Leaving the pictures out, print the lines from the first line of the listing through the line containing "from matplotlib.ticker import FuncFormatter", exactly as they read, and no others.

**Raw data:**
________________
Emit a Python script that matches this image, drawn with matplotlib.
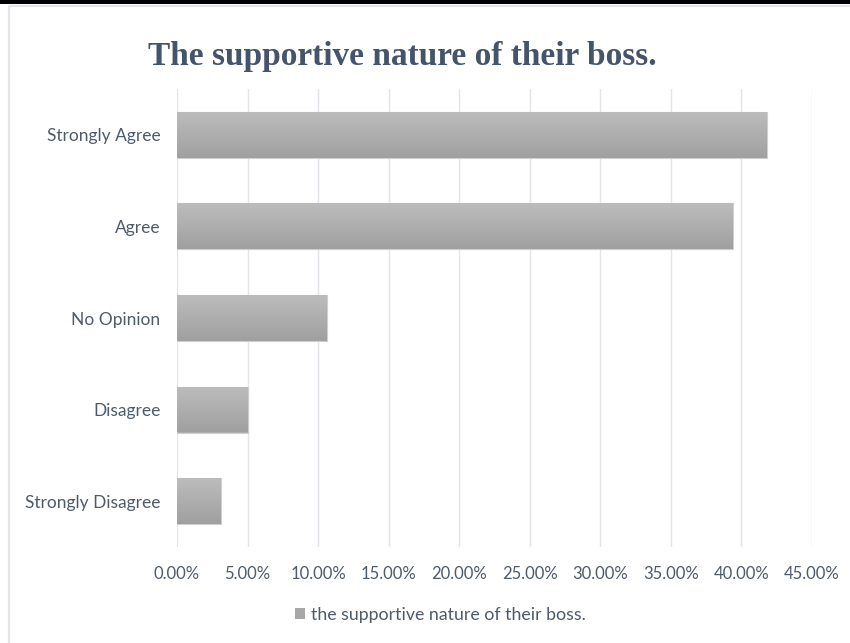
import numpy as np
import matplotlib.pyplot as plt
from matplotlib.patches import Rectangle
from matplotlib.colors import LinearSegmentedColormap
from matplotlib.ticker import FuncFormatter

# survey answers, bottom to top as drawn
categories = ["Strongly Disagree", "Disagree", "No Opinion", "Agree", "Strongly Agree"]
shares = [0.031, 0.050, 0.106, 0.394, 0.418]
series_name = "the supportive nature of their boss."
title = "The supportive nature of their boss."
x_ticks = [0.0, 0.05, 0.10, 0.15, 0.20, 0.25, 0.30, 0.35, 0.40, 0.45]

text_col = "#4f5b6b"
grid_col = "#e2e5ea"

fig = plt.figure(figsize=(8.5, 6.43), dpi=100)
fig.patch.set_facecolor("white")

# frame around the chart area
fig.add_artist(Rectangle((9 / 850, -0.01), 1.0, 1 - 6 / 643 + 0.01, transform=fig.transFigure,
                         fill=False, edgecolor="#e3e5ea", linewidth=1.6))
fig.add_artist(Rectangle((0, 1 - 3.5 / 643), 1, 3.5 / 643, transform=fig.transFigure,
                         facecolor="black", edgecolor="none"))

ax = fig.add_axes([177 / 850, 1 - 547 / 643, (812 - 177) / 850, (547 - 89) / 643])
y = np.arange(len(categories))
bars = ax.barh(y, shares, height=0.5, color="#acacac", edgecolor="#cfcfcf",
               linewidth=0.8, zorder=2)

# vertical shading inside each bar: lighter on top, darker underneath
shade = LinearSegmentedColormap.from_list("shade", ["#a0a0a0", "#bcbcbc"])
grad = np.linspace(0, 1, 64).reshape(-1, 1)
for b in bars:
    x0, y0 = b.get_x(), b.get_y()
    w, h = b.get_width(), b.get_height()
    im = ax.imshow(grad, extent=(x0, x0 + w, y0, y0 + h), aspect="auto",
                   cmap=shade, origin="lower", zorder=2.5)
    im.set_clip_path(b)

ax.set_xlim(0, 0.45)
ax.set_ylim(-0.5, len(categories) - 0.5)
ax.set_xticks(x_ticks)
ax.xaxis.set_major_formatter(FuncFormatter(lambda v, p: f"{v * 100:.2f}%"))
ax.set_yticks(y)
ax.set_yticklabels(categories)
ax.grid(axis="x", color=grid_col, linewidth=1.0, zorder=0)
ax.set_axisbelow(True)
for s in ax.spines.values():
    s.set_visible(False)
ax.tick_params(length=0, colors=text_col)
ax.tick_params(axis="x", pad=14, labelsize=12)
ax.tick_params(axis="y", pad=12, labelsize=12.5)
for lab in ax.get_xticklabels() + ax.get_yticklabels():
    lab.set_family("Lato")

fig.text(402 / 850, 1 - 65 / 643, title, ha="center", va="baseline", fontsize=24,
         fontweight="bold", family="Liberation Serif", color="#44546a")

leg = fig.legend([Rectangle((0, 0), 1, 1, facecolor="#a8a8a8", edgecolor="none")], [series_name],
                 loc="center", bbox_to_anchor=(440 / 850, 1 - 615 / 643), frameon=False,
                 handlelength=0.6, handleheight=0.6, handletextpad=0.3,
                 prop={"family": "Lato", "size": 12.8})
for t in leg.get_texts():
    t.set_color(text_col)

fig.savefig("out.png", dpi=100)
________________
**Solved problem:**
Emit a Python script that matches this image, drawn with matplotlib.
import numpy as np
import matplotlib.pyplot as plt
from matplotlib.patches import Rectangle
from matplotlib.colors import LinearSegmentedColormap
from matplotlib.ticker import FuncFormatter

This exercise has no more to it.